An event entitled "Requiem-and a small step forward" (held by the Waseda University Faculty of Letters, Arts and Sciences) was held on the Waseda University Toyama Campus on April 11th. The event was held to mourn the countless victims who died in the East Japan Earthquake, as well as to explore possibilities of aid for disaster areas from the Waseda campus. The event was attended by approximately 100 students, faculty and staff.

The number of people who have died or gone missing due to the earthquake has risen to 26,848 (as of April 11th). More than 150 thousand people have been forced to evacuate their homes. At our university, there are students, faculty and staff who face an uncertain future due to the affects of the disaster on family and relatives. In view of this grave situation, an event was held to memorialize the dead and to explore the possibility of measures for sending aid from the Waseda campus. The event included a speech and activity report (first half) and a discussion-based workshop (second half).

The first half of the event began with a presentation by Mr. Tadahiro Yoshikawa, Director of the Laboratory of Urban Safety Planning. "I can understand how people wish to call the disaster as unforeseeable event. However, considering the number of lives that were lost, it is not acceptable to simply label the disaster as such," stressed Mr. Yoshikawa. "We must confront the damage and develop ways to anticipate such disasters in the future." Mr. Yoshikawa then continued his explanation by raising the example of the Taro district in Miyako City. The district suffered catastrophic damage despite being protected by a coastal levee.

Mr. Yoshikawa's presentation was followed by an alumni report on conditions in disaster areas and on student volunteer activities.
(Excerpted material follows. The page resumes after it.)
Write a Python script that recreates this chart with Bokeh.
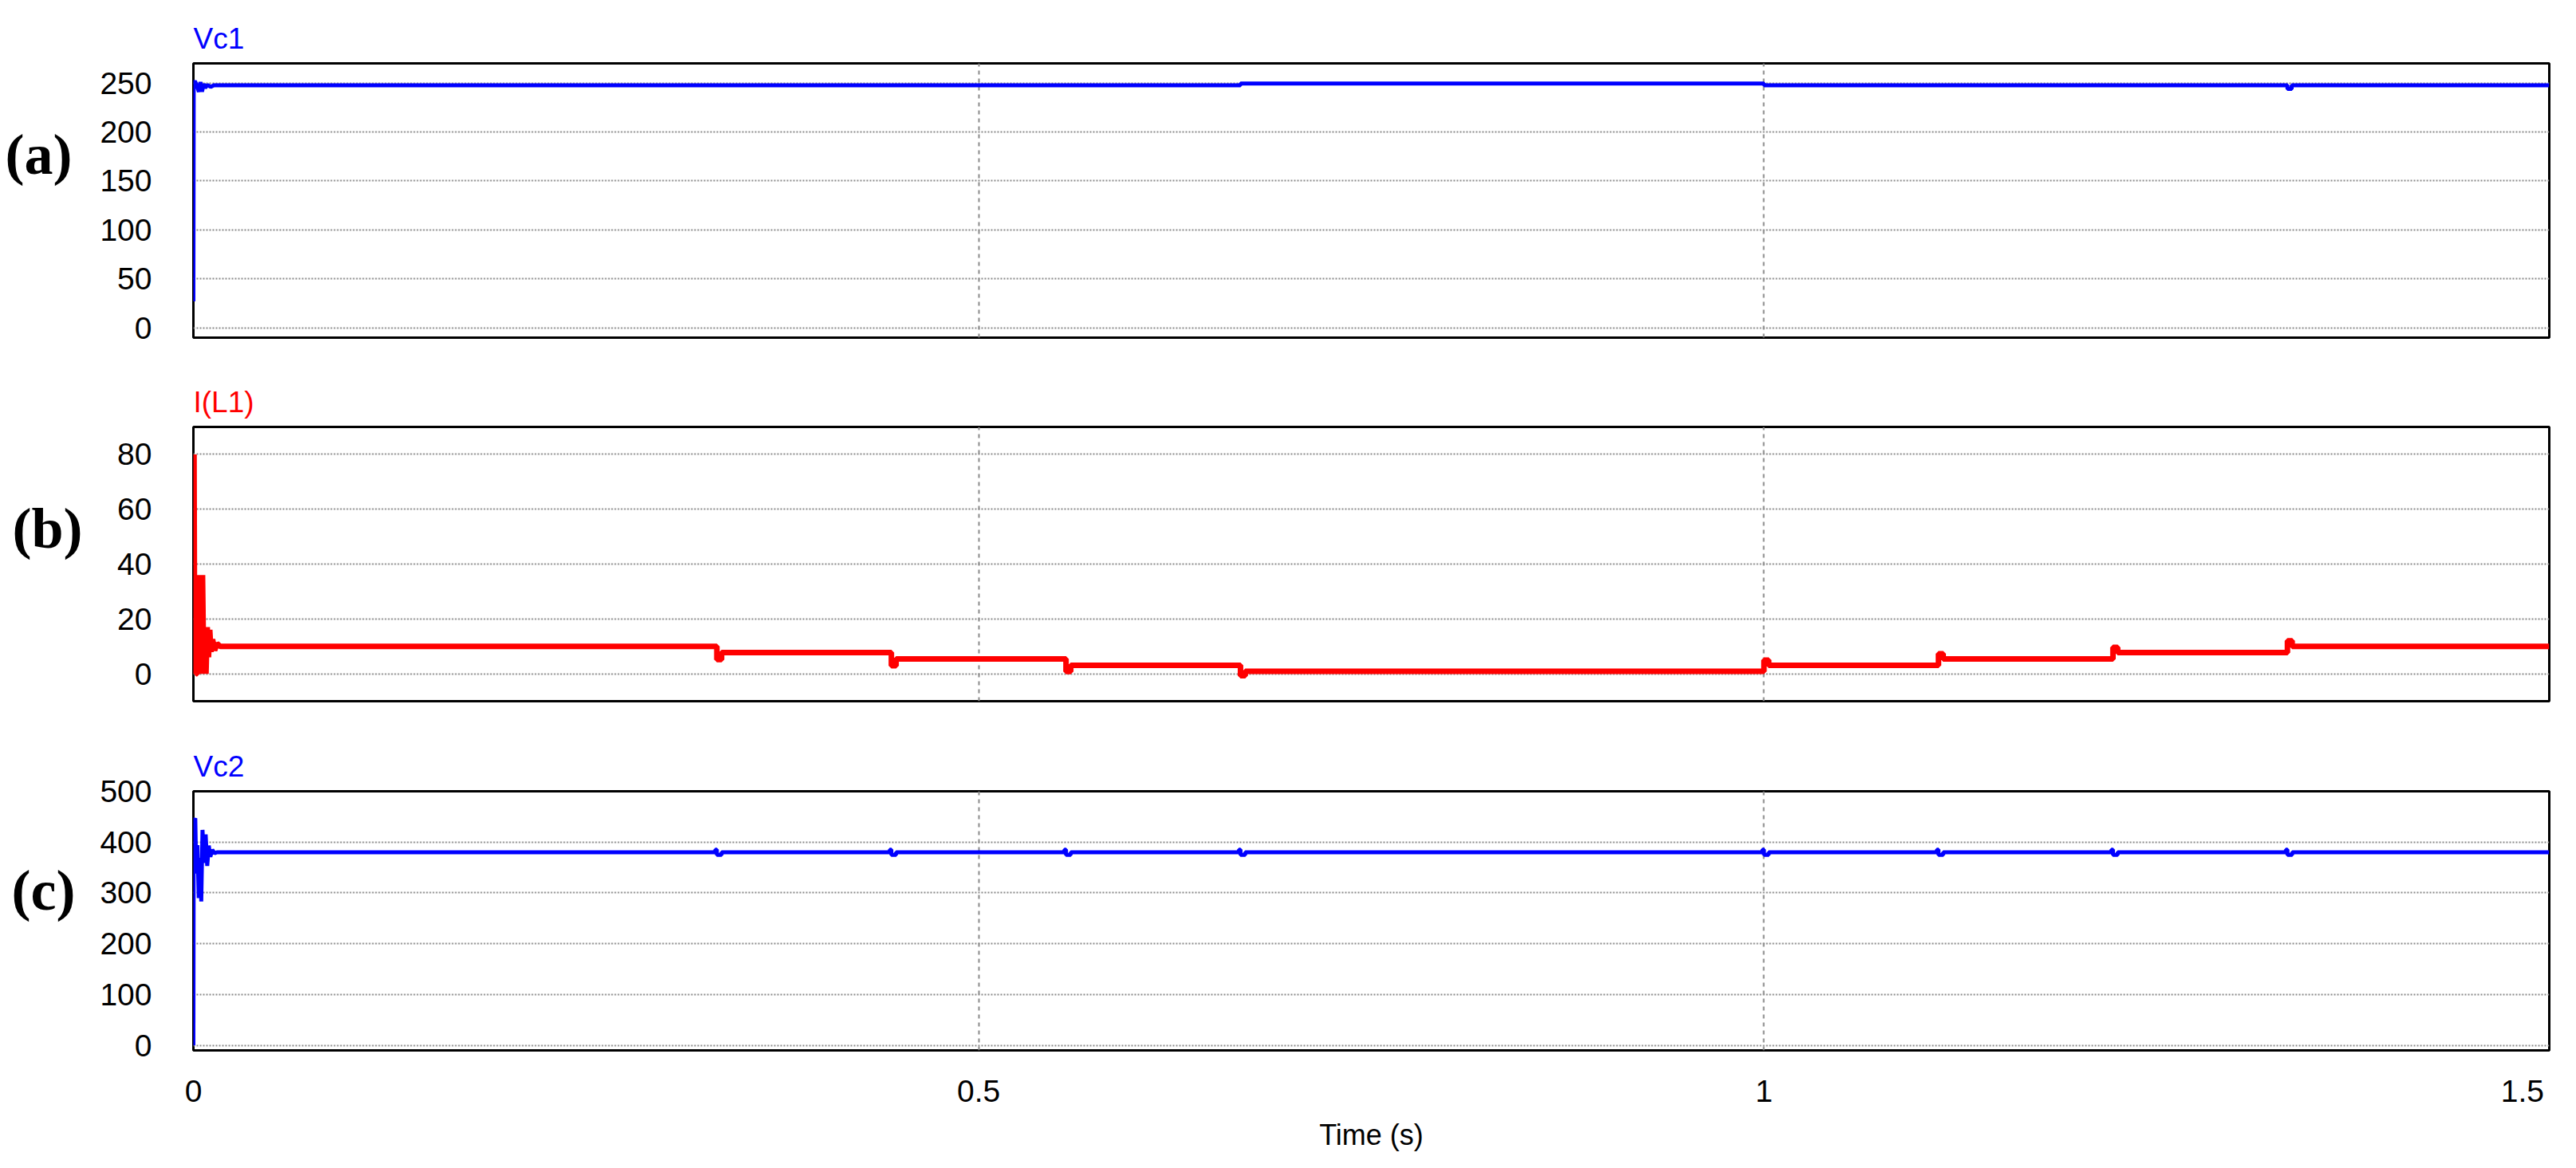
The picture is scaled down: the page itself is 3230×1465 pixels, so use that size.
from bokeh.plotting import figure
from bokeh.layouts import column, row
from bokeh.models import Range1d, FixedTicker
from bokeh.core.properties import value
from bokeh.embed import file_html
from bokeh.resources import INLINE

# ---------------- data ----------------
x_ticks = [0, 0.5, 1.0, 1.5]
x_tick_labels = ["0", "0.5", "1", "1.5\u00a0\u00a0\u00a0"]

vc1_ticks = [0, 50, 100, 150, 200, 250]
il1_ticks = [0, 20, 40, 60, 80]
vc2_ticks = [0, 100, 200, 300, 400, 500]

panel_tags = ["(a)", "(b)", "(c)"]

# Vc1 (V)
vc1_t = [0.0, 0.0002, 0.0010, 0.0025, 0.0035, 0.0045, 0.0055, 0.0065, 0.0075, 0.0090,
         0.0110, 0.0130, 0.6667, 0.6667, 1.0000, 1.0000, 1.3333, 1.3333, 1.3360,
         1.3360, 1.5]
vc1_v = [27, 250, 252, 246, 241, 251, 241, 249, 245, 248,
         246, 247.6, 247.6, 249.5, 249.5, 247.6, 247.6, 244, 244,
         247.6, 247.6]

# I(L1) (A) start-up transient
il1_t0 = [0.0, 0.0004, 0.0008, 0.0012, 0.0018, 0.0024, 0.0038, 0.0052, 0.0058, 0.0066,
          0.0072, 0.0080, 0.0088, 0.0096, 0.0104, 0.0112, 0.0122, 0.0135, 0.0150, 0.0170]
il1_v0 = [0, 80, 0, 28.5, 0, 0, 36, 0, 36, 0,
          17, 0, 17, 6, 16, 8, 12.6, 8.5, 11, 10]
# I(L1) load steps
step_t = [0.3333, 0.4444, 0.5556, 0.6667, 1.0000, 1.1111, 1.2222, 1.3333]
il1_from = [10.0, 7.7, 5.4, 3.1, 0.9, 3.1, 5.4, 7.7]
il1_peak = [5.2, 2.9, 0.8, -0.7, 5.0, 7.3, 9.6, 12.0]
il1_to = [7.7, 5.4, 3.1, 0.9, 3.1, 5.4, 7.7, 10.0]

# Vc2 (V) start-up transient
vc2_t0 = [0.0, 0.0002, 0.0012, 0.0018, 0.0026, 0.0034, 0.0042, 0.0050, 0.0058, 0.0068,
          0.0078, 0.0088, 0.0098, 0.0108, 0.0120, 0.0135, 0.0150]
vc2_v0 = [0, 440, 447, 338, 394, 290, 369, 283, 424, 359,
          415, 353, 393, 371, 385, 378, 380]
vc2_level = [380, 380, 380, 380, 380, 380, 380, 380]
vc2_hi = [385, 385, 385, 385, 385, 385, 385, 385]
vc2_lo = [375, 375, 375, 375, 375, 375, 375, 375]

T_END = 1.5

# ---------------- assemble traces ----------------
il1_t, il1_v = list(il1_t0), list(il1_v0)
for t, a, pk, b in zip(step_t, il1_from, il1_peak, il1_to):
    il1_t += [t, t, t + 0.003, t + 0.003]
    il1_v += [a, pk, pk, b]
il1_t.append(T_END)
il1_v.append(il1_to[-1])

vc2_t, vc2_v = list(vc2_t0), list(vc2_v0)
for t, lv, hi, lo in zip(step_t, vc2_level, vc2_hi, vc2_lo):
    vc2_t += [t - 0.001, t - 0.001, t, t, t + 0.003, t + 0.003]
    vc2_v += [lv, hi, hi, lo, lo, lv]
vc2_t.append(T_END)
vc2_v.append(vc2_level[-1])

# ---------------- styling helpers ----------------
FONT = "Liberation Sans"
GRID = "#8a8a8a"
x_range = Range1d(0, 1.5)
TAG_W = 110


def make_panel(title, color, y0, y1, yticks, frame_h, top, bottom, show_x):
    p = figure(frame_width=2954, frame_height=frame_h, x_range=x_range,
               y_range=Range1d(y0, y1), output_backend="svg", toolbar_location=None,
               min_border_left=242 - TAG_W, min_border_right=26, min_border_top=top,
               min_border_bottom=bottom)
    p.title.text = title
    p.title.text_color = color
    p.title.text_font = FONT
    p.title.text_font_style = "normal"
    p.title.text_font_size = "37px"
    p.title.align = "left"
    p.title.standoff = 22
    p.outline_line_color = "black"
    p.outline_line_width = 3
    p.background_fill_color = "white"
    p.border_fill_color = "white"

    p.yaxis.ticker = FixedTicker(ticks=yticks)
    p.yaxis.major_label_overrides = {v: str(v) for v in yticks}
    p.yaxis.major_label_text_font = FONT
    p.yaxis.major_label_text_font_size = "39px"
    p.yaxis.major_label_text_color = "black"
    p.yaxis.axis_line_color = None
    p.yaxis.major_tick_line_color = None
    p.yaxis.minor_tick_line_color = None
    p.yaxis.major_label_standoff = 46

    p.xaxis.ticker = FixedTicker(ticks=x_ticks)
    p.xgrid.ticker = FixedTicker(ticks=[0.5, 1.0])
    p.xgrid.grid_line_color = GRID
    p.xgrid.grid_line_width = 2
    p.xgrid.grid_line_dash = "5 5"
    p.ygrid.grid_line_color = GRID
    p.ygrid.grid_line_width = 2
    p.ygrid.grid_line_dash = "2 2"

    if show_x:
        p.xaxis.major_label_overrides = dict(zip(x_ticks, x_tick_labels))
        p.xaxis.major_label_text_font = FONT
        p.xaxis.major_label_text_font_size = "39px"
        p.xaxis.major_label_text_color = "black"
        p.xaxis.axis_line_color = None
        p.xaxis.major_tick_line_color = None
        p.xaxis.minor_tick_line_color = None
        p.xaxis.major_label_standoff = 23
        p.xaxis.axis_label = "Time (s)"
        p.xaxis.axis_label_text_font = FONT
        p.xaxis.axis_label_text_font_style = "normal"
        p.xaxis.axis_label_text_font_size = "36px"
        p.xaxis.axis_label_text_color = "black"
        p.xaxis.axis_label_standoff = 10
    else:
        p.xaxis.visible = False
    return p


def make_tag(p, tag, tag_x, tag_y, frame_h, top, bottom):
    f = figure(frame_width=TAG_W, frame_height=frame_h, x_range=Range1d(0, TAG_W),
               y_range=p.y_range, output_backend="svg", toolbar_location=None,
               min_border_left=0, min_border_right=0, min_border_top=top,
               min_border_bottom=bottom)
    f.axis.visible = False
    f.grid.visible = False
    f.outline_line_color = None
    f.background_fill_color = "white"
    f.border_fill_color = "white"
    f.text(x=[tag_x], y=[tag_y], text=[tag], text_font=value("Liberation Serif"),
           text_font_style="bold", text_font_size="72px", text_align="center",
           text_baseline="middle", text_color="black")
    return f


pa = make_panel("Vc1", "#0000ff", -10, 270, vc1_ticks, 344, 79, 10, False)
pa.line(vc1_t, vc1_v, line_color="#0000ff", line_width=5)

pb = make_panel("I(L1)", "#ff0000", -10, 90, il1_ticks, 344, 102, 10, False)
pb.line(il1_t, il1_v, line_color="#ff0000", line_width=7)

pc = make_panel("Vc2", "#0000ff", -10, 500, vc2_ticks, 325, 103, 120, True)
pc.line(vc2_t, vc2_v, line_color="#0000ff", line_width=5)

ta = make_tag(pa, panel_tags[0], 48, 177, 344, 79, 10)
tb = make_tag(pb, panel_tags[1], 59, 53, 344, 102, 10)
tc = make_tag(pc, panel_tags[2], 54, 304, 325, 103, 120)

layout = column(row(ta, pa, spacing=0), row(tb, pb, spacing=0), row(tc, pc, spacing=0),
                spacing=0)
open("out.html", "w").write(file_html(layout, INLINE))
There was also a research report given by faculty.

"I visited the disaster site, but, to be honest, there are no words to describe what I saw and felt." "My opinion of young people rose dramatically when I saw volunteers clearing mud from people's houses." "We must not forget the concern for the earthquake." Through such statements, each of the speakers conveyed their feelings towards recovery efforts.

The workshop in the second half of the event was held in the graduate student lounge located on the 1st floor of Building No. 33 on the Toyama Campus. Participants divided into small groups to discuss their experience regarding the earthquake. Groups also actively exchanged opinions regarding possible aid activities. Since April 11th, the same lounge has also been used as the East Japan Earthquake Center for Recovery & Aid Information (tentative name). The center gathers and distributes information related to the affect of the disaster on current students, as well as on the status of volunteer activities. The center also serves as a place to exchange opinions and receive advice regarding feelings of uncertainty related to damage and suffering.